Imagine her surprise when she discovered that:

"Every day I logged in and discovered more and more cruel spoofs, harassing videos, death and rape threats, incredibly nasty comments and God knows what else.”

And she found that “creepy old men” would post lewd messages on her and other YouTube videos of young women.

This whole story is sad. But it also became serious and dangerous when “someone had hacked into her computer and obtained recent pictures and videos from it that had never been posted online as well as ‘incredibly private files.’” Stalkers discovered her real identity even though she posted and performed under a pseudonym, and circulated her personal information on line. And that, finally, scared her off.

When will YOUR kids realize how dangerous their on-line behavior is?

I’ve spoken to so many parents who say, “Well, she’s 16/17/18 years old. There’s nothing I can do about it now. And she’s old enough to make her own decisions.”

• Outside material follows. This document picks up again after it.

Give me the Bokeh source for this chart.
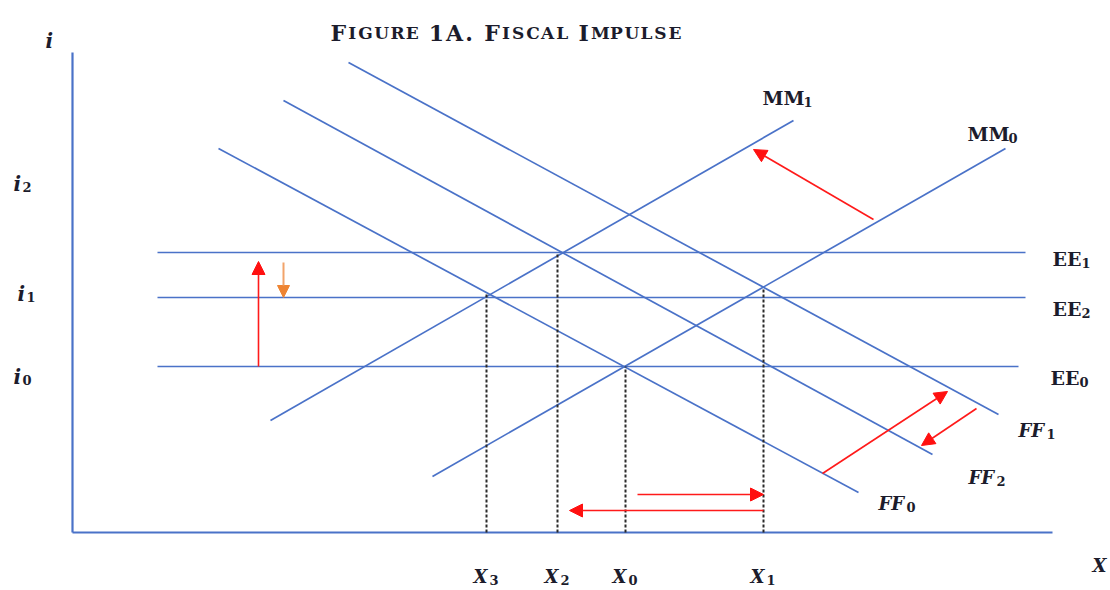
from bokeh.plotting import figure
from bokeh.models import Range1d, Arrow, NormalHead, ColumnDataSource
from bokeh.core.properties import value
from bokeh.embed import file_html
from bokeh.resources import INLINE

# ---------------- data (origin = corner of the axes) ----------------
# EE curves (horizontal): level and extent
ee_sub = ["1", "2", "0"]
ee_level = [280, 235, 166]
ee_x0 = [85, 85, 85]
ee_x1 = [953, 953, 946]

# MM curves (upward sloping)
mm_sub = ["1", "0"]
mm_x0 = [198, 360]
mm_y0 = [112, 56]
mm_x1 = [721, 933]
mm_y1 = [412, 384]

# FF curves (downward sloping)
ff_sub = ["0", "2", "1"]
ff_x0 = [146, 211, 276]
ff_y0 = [384, 432, 470]
ff_x1 = [786, 860, 926]
ff_y1 = [40, 78, 118]

# equilibrium output levels and their heights
x_sub = ["3", "2", "0", "1"]
x_vals = [414, 485, 553, 691]
x_tops = [240, 280, 166, 245]

# interest-rate labels
i_sub = ["0", "1", "2"]
i_vals = [156, 239, 349]

# shift arrows (red)
red_x0 = [186, 801, 565, 691, 750, 904]
red_y0 = [166, 313, 38, 22, 59, 124]
red_x1 = [186, 681, 691, 497, 875, 849]
red_y1 = [271, 383, 38, 22, 141, 87]
# orange arrow
or_x0 = [211]
or_y0 = [270]
or_x1 = [211]
or_y1 = [235]

axis_x_end = 980
axis_y_end = 480

BLUE = "#4a72c8"
TXT = "#1c1c2c"
SERIF = value("DejaVu Serif")

p = figure(width=1110, height=590, x_range=Range1d(-72, 1038), y_range=Range1d(-58, 532),
           output_backend="svg", toolbar_location=None, x_axis_location=None,
           y_axis_location=None, min_border=0, outline_line_color=None,
           background_fill_color="white", border_fill_color="white")
p.xgrid.visible = False
p.ygrid.visible = False

# axes
p.line([0, 0], [0, axis_y_end], line_color=BLUE, line_width=2.2)
p.line([0, axis_x_end], [0, 0], line_color=BLUE, line_width=2.2)

# EE lines
p.segment(x0=ee_x0, y0=ee_level, x1=ee_x1, y1=ee_level, line_color=BLUE, line_width=1.7)
# MM lines
p.segment(x0=mm_x0, y0=mm_y0, x1=mm_x1, y1=mm_y1, line_color=BLUE, line_width=1.7)
# FF lines
p.segment(x0=ff_x0, y0=ff_y0, x1=ff_x1, y1=ff_y1, line_color=BLUE, line_width=1.7)

# dotted verticals
p.segment(x0=x_vals, y0=[0] * len(x_vals), x1=x_vals, y1=x_tops,
          line_color="#2a2a2a", line_width=2, line_dash="3 2")

# arrows
red_src = ColumnDataSource(dict(x0=red_x0, y0=red_y0, x1=red_x1, y1=red_y1))
p.add_layout(Arrow(end=NormalHead(size=13, fill_color="#ff1010", line_color="#ff1010"),
                   x_start="x0", y_start="y0", x_end="x1", y_end="y1", source=red_src,
                   line_color="#ff1a1a", line_width=1.6))
or_src = ColumnDataSource(dict(x0=or_x0, y0=or_y0, x1=or_x1, y1=or_y1))
p.add_layout(Arrow(end=NormalHead(size=12, fill_color="#ee8432", line_color="#ee8432"),
                   x_start="x0", y_start="y0", x_end="x1", y_end="y1", source=or_src,
                   line_color="#f2a36a", line_width=2))


def label(main, sub, x, y, sub_dx, size=19, sub_size=13, style="bold", sub_dy=-4):
    p.text(x=[x], y=[y], text=[main], text_font=SERIF, text_font_style=style,
           text_font_size=f"{size}px", text_color=TXT, text_baseline="alphabetic",
           text_align="left")
    if sub:
        p.text(x=[x + sub_dx], y=[y + sub_dy], text=[sub], text_font=SERIF,
               text_font_style="bold", text_font_size=f"{sub_size}px", text_color=TXT,
               text_baseline="alphabetic", text_align="left")


# MM labels
mm_lab_x = [690, 895]
mm_lab_y = [435, 399]
for s, lx, ly in zip(mm_sub, mm_lab_x, mm_lab_y):
    label("MM", s, lx, ly, 41, size=19)

# EE labels
ee_lab_x = [980, 980, 978]
ee_lab_y = [274, 224, 155]
for s, lx, ly in zip(ee_sub, ee_lab_x, ee_lab_y):
    label("EE", s, lx, ly, 29, size=19)

# FF labels
ff_lab_x = [806, 896, 946]
ff_lab_y = [29, 55, 102]
for s, lx, ly in zip(ff_sub, ff_lab_x, ff_lab_y):
    label("FF", s, lx, ly, 28, size=18, style="bold italic", sub_dy=-3)

# X labels
for s, xv in zip(x_sub, x_vals):
    label("X", s, xv - 13, -44, 16, size=18, style="bold italic", sub_dy=-3)
label("X", None, 1020, -33, 0, size=18, style="bold italic")

# i labels
i_lab_x = [-59, -55, -59]
for s, lx, ly in zip(i_sub, i_lab_x, i_vals):
    label("i", s, lx, ly, 9, size=20, style="bold italic", sub_dy=-3)
label("i", None, -27, 492, 0, size=20, style="bold italic")

# title in small caps, laid out letter by letter
title_parts = [("F", 1), ("IGURE", 0), (" 1A. ", 1), ("F", 1), ("ISCAL", 0), (" I", 1), ("MPULSE", 0)]
adv = {"F": 0.72, "I": 0.47, "G": 0.82, "U": 0.83, "R": 0.78, "E": 0.73, "1": 0.70,
       "A": 0.78, ".": 0.38, "S": 0.72, "C": 0.75, "L": 0.69, "M": 1.0, "P": 0.74, " ": 0.30}
BIG, SMALL, TRACK = 22, 17, 2.0
tx, ty, ts, tsz = [], [], [], []
cur = 258
for chunk, big in title_parts:
    for ch in chunk:
        sz = BIG if big else SMALL
        if ch != " ":
            tx.append(cur)
            ty.append(500)
            ts.append(ch)
            tsz.append(f"{sz}px")
        cur += adv[ch] * sz + TRACK
p.text(x=tx, y=ty, text=ts, text_font=SERIF, text_font_style="bold", text_font_size=tsz,
       text_color=TXT, text_baseline="alphabetic", text_align="left")

open("out.html", "w").write(file_html(p, INLINE))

As you can see, even at 18, she’s not. To post videos of yourself on YouTube, turn yourself into an amateur celebrity, and then say, “I’m a real, normal young girl with…a right to privacy” bespeaks a fundamental lack of understanding (and perhaps judgment) about the nature of the Internet.

Internet behavior is public behavior. And the Internet is forever.

No, Emmalina, people don’t forget that you’re a real person. In fact, that’s what makes you so seductive. And they don’t believe you have a right to privacy, because you’ve invited them to share very intimate details about you. You don’t believe it. But those creepy, lewd old men and the aggressive, nasty detractors – they very definitely believe it.

Did you think that only “nice” people would view your videos?

Before you write off your older teenager to the scrapheap of 15 minutes of fame and 15 years of psychological damage, make the effort to educate yourself and your kids.

When will your kids realize how dangerous their on-line behavior is?

When will you talk to them about it?